--- Begin ---
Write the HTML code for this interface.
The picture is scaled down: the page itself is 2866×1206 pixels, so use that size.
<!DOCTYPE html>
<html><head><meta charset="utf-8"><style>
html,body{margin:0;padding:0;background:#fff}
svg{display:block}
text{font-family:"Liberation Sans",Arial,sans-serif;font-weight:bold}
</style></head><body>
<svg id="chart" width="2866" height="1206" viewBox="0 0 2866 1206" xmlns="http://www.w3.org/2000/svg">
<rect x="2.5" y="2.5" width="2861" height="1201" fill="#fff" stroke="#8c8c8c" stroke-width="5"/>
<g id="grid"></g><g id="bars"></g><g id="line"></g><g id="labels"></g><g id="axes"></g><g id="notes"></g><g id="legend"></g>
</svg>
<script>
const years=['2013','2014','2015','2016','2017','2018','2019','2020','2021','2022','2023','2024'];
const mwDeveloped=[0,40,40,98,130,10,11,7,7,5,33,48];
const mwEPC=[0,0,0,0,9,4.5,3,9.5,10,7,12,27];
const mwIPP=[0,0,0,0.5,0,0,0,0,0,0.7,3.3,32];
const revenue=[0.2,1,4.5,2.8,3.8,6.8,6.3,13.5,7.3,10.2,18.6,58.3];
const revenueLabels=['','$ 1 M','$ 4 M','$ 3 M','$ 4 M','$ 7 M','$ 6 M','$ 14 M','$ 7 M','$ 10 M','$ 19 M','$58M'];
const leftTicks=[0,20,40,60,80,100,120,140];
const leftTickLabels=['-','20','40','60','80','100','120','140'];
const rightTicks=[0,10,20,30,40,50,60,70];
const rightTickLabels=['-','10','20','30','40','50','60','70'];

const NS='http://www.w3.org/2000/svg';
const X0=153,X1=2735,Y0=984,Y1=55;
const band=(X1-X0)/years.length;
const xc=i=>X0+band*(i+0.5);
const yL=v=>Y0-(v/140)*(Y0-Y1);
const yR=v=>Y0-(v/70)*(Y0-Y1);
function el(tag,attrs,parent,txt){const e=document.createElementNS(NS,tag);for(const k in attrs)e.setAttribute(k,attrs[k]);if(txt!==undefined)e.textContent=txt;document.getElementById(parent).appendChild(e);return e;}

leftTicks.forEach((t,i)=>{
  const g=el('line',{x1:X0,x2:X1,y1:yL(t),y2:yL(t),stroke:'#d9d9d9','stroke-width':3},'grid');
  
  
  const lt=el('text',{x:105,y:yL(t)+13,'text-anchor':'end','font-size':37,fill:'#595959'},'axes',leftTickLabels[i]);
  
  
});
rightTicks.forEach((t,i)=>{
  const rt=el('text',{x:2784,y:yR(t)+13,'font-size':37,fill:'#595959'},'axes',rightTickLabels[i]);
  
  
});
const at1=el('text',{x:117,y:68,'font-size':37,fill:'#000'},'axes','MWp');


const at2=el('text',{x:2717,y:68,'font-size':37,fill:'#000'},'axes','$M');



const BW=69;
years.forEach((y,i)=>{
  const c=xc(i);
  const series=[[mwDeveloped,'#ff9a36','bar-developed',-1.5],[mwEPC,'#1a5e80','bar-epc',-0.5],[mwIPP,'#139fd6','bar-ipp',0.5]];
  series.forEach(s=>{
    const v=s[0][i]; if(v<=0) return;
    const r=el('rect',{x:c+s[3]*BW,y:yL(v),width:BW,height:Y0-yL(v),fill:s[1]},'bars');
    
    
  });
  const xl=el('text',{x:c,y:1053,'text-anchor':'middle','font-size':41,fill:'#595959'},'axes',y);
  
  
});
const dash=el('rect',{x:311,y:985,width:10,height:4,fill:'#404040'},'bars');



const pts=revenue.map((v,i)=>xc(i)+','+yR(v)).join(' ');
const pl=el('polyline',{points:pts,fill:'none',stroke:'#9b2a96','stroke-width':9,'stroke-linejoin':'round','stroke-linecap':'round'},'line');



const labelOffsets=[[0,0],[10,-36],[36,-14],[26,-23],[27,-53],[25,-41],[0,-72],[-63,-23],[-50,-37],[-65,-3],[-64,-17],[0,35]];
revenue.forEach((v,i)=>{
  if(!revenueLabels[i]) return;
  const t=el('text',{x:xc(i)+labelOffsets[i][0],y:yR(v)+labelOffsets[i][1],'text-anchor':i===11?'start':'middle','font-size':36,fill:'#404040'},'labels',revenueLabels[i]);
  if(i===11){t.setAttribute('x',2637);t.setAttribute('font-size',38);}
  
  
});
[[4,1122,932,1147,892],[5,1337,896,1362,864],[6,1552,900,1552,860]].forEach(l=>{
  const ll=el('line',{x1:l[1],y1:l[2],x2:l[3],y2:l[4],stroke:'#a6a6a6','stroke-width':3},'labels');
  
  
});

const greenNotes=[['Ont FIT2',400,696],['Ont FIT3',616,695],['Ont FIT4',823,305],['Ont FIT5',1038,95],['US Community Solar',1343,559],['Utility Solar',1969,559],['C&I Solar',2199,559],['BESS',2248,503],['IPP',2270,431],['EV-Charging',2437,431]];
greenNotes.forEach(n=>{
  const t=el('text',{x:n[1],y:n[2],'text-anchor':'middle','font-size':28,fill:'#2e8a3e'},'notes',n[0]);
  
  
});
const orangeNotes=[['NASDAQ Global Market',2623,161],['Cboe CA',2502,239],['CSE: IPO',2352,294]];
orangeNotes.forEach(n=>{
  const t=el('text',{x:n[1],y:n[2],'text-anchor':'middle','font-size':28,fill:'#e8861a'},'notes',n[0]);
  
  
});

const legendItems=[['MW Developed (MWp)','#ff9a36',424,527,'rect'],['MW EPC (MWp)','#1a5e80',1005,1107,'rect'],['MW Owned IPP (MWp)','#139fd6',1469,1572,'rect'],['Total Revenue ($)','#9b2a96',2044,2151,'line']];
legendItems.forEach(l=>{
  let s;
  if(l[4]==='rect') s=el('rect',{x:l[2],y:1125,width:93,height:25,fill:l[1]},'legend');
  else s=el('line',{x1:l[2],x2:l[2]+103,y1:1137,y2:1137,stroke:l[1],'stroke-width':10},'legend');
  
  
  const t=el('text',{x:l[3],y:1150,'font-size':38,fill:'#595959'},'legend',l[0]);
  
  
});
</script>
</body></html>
--- End ---
§ **WHAT IS REQUIRED**
Return each line of the data exactly as written above.

§ **TASK RESULT**
Write the HTML code for this interface.
The picture is scaled down: the page itself is 2866×1206 pixels, so use that size.
<!DOCTYPE html>
<html><head><meta charset="utf-8"><style>
html,body{margin:0;padding:0;background:#fff}
svg{display:block}
text{font-family:"Liberation Sans",Arial,sans-serif;font-weight:bold}
</style></head><body>
<svg id="chart" width="2866" height="1206" viewBox="0 0 2866 1206" xmlns="http://www.w3.org/2000/svg">
<rect x="2.5" y="2.5" width="2861" height="1201" fill="#fff" stroke="#8c8c8c" stroke-width="5"/>
<g id="grid"></g><g id="bars"></g><g id="line"></g><g id="labels"></g><g id="axes"></g><g id="notes"></g><g id="legend"></g>
</svg>
<script>
const years=['2013','2014','2015','2016','2017','2018','2019','2020','2021','2022','2023','2024'];
const mwDeveloped=[0,40,40,98,130,10,11,7,7,5,33,48];
const mwEPC=[0,0,0,0,9,4.5,3,9.5,10,7,12,27];
const mwIPP=[0,0,0,0.5,0,0,0,0,0,0.7,3.3,32];
const revenue=[0.2,1,4.5,2.8,3.8,6.8,6.3,13.5,7.3,10.2,18.6,58.3];
const revenueLabels=['','$ 1 M','$ 4 M','$ 3 M','$ 4 M','$ 7 M','$ 6 M','$ 14 M','$ 7 M','$ 10 M','$ 19 M','$58M'];
const leftTicks=[0,20,40,60,80,100,120,140];
const leftTickLabels=['-','20','40','60','80','100','120','140'];
const rightTicks=[0,10,20,30,40,50,60,70];
const rightTickLabels=['-','10','20','30','40','50','60','70'];

const NS='http://www.w3.org/2000/svg';
const X0=153,X1=2735,Y0=984,Y1=55;
const band=(X1-X0)/years.length;
const xc=i=>X0+band*(i+0.5);
const yL=v=>Y0-(v/140)*(Y0-Y1);
const yR=v=>Y0-(v/70)*(Y0-Y1);
function el(tag,attrs,parent,txt){const e=document.createElementNS(NS,tag);for(const k in attrs)e.setAttribute(k,attrs[k]);if(txt!==undefined)e.textContent=txt;document.getElementById(parent).appendChild(e);return e;}

leftTicks.forEach((t,i)=>{
  const g=el('line',{x1:X0,x2:X1,y1:yL(t),y2:yL(t),stroke:'#d9d9d9','stroke-width':3},'grid');
  
  
  const lt=el('text',{x:105,y:yL(t)+13,'text-anchor':'end','font-size':37,fill:'#595959'},'axes',leftTickLabels[i]);
  
  
});
rightTicks.forEach((t,i)=>{
  const rt=el('text',{x:2784,y:yR(t)+13,'font-size':37,fill:'#595959'},'axes',rightTickLabels[i]);
  
  
});
const at1=el('text',{x:117,y:68,'font-size':37,fill:'#000'},'axes','MWp');


const at2=el('text',{x:2717,y:68,'font-size':37,fill:'#000'},'axes','$M');



const BW=69;
years.forEach((y,i)=>{
  const c=xc(i);
  const series=[[mwDeveloped,'#ff9a36','bar-developed',-1.5],[mwEPC,'#1a5e80','bar-epc',-0.5],[mwIPP,'#139fd6','bar-ipp',0.5]];
  series.forEach(s=>{
    const v=s[0][i]; if(v<=0) return;
    const r=el('rect',{x:c+s[3]*BW,y:yL(v),width:BW,height:Y0-yL(v),fill:s[1]},'bars');
    
    
  });
  const xl=el('text',{x:c,y:1053,'text-anchor':'middle','font-size':41,fill:'#595959'},'axes',y);
  
  
});
const dash=el('rect',{x:311,y:985,width:10,height:4,fill:'#404040'},'bars');



const pts=revenue.map((v,i)=>xc(i)+','+yR(v)).join(' ');
const pl=el('polyline',{points:pts,fill:'none',stroke:'#9b2a96','stroke-width':9,'stroke-linejoin':'round','stroke-linecap':'round'},'line');



const labelOffsets=[[0,0],[10,-36],[36,-14],[26,-23],[27,-53],[25,-41],[0,-72],[-63,-23],[-50,-37],[-65,-3],[-64,-17],[0,35]];
revenue.forEach((v,i)=>{
  if(!revenueLabels[i]) return;
  const t=el('text',{x:xc(i)+labelOffsets[i][0],y:yR(v)+labelOffsets[i][1],'text-anchor':i===11?'start':'middle','font-size':36,fill:'#404040'},'labels',revenueLabels[i]);
  if(i===11){t.setAttribute('x',2637);t.setAttribute('font-size',38);}
  
  
});
[[4,1122,932,1147,892],[5,1337,896,1362,864],[6,1552,900,1552,860]].forEach(l=>{
  const ll=el('line',{x1:l[1],y1:l[2],x2:l[3],y2:l[4],stroke:'#a6a6a6','stroke-width':3},'labels');
  
  
});

const greenNotes=[['Ont FIT2',400,696],['Ont FIT3',616,695],['Ont FIT4',823,305],['Ont FIT5',1038,95],['US Community Solar',1343,559],['Utility Solar',1969,559],['C&I Solar',2199,559],['BESS',2248,503],['IPP',2270,431],['EV-Charging',2437,431]];
greenNotes.forEach(n=>{
  const t=el('text',{x:n[1],y:n[2],'text-anchor':'middle','font-size':28,fill:'#2e8a3e'},'notes',n[0]);
  
  
});
const orangeNotes=[['NASDAQ Global Market',2623,161],['Cboe CA',2502,239],['CSE: IPO',2352,294]];
orangeNotes.forEach(n=>{
  const t=el('text',{x:n[1],y:n[2],'text-anchor':'middle','font-size':28,fill:'#e8861a'},'notes',n[0]);
  
  
});

const legendItems=[['MW Developed (MWp)','#ff9a36',424,527,'rect'],['MW EPC (MWp)','#1a5e80',1005,1107,'rect'],['MW Owned IPP (MWp)','#139fd6',1469,1572,'rect'],['Total Revenue ($)','#9b2a96',2044,2151,'line']];
legendItems.forEach(l=>{
  let s;
  if(l[4]==='rect') s=el('rect',{x:l[2],y:1125,width:93,height:25,fill:l[1]},'legend');
  else s=el('line',{x1:l[2],x2:l[2]+103,y1:1137,y2:1137,stroke:l[1],'stroke-width':10},'legend');
  
  
  const t=el('text',{x:l[3],y:1150,'font-size':38,fill:'#595959'},'legend',l[0]);
  
  
});
</script>
</body></html>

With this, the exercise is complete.